Et pour cela, il lui faut renoncer à sa morgue et considérer que ces films sont dignes d’être des objets d’analyse. Il lui faut remiser au placard les outils surannés et s’en créer d’autres plus opératoires. Considérer par exemple la Réception du film dans l’analyse.

Si toute critique naît avec l’objet ou la création qu’elle critique comme le suggère Paulin S. Vieyra, le père de la critique, africaine, alors la critique africaine est à réinventer à la mesure des cinématographies nationales naissantes sur le continent.

Alcény S. Barry

L’Observateur Paalga

PARTAGER :                              

Vos commentaires

  • Le 24 juin 2010 à 04:41, par Par Togsba En réponse à : Pour une autre critique de cinéma

    A l’auteur, merci pour cette belle contribution. Comment utilier des parametres etrangers pour evaluer une done locale ? Il souligne le trist constat que les africains et pretendu-africains, veulent porter des "lunettes" non adaptees pour lire des pages nationales : erreur. Il est temps que nous ayons nos propres demarches scientifiques pour cesser d’etre ridicule en plaquant a la lettre ce que nous avons appris en Europe. Cette "afrique" toujours vue selon les normes europeennes serait reellment l’AFRIQUE ? A nos chercheurs la question. Merci Barry.

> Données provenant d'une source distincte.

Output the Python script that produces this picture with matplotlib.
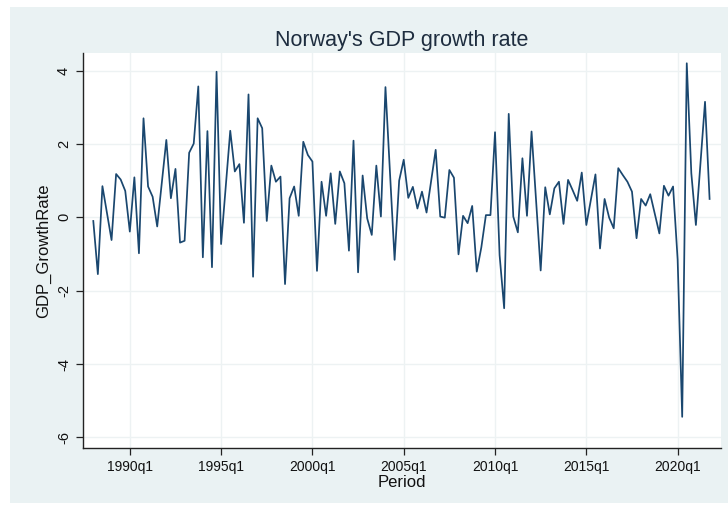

  • Le 24 juin 2010 à 08:51, par Hamadou En réponse à : Pour une autre critique de cinéma

    Belle analyse mais la question fondamentale est peut-être la suivante : combien sont ceux qui font réellement de la critique cinématographique en Afrique ? L’existence de structures qui s’en réclament est-elle suffisante pour parler de critique africaine quand on sait que la plupart de ces plumitifs font plus du reportage que de l’analyse ? Le mérite de cet article est grand pour avoir osé aborder un sujet aussi pertinent que celui-là. Naturellement qu’il ne sera pas du goût de tous. Ce n’est pas grave, puisque ce n’est certainement son objectif.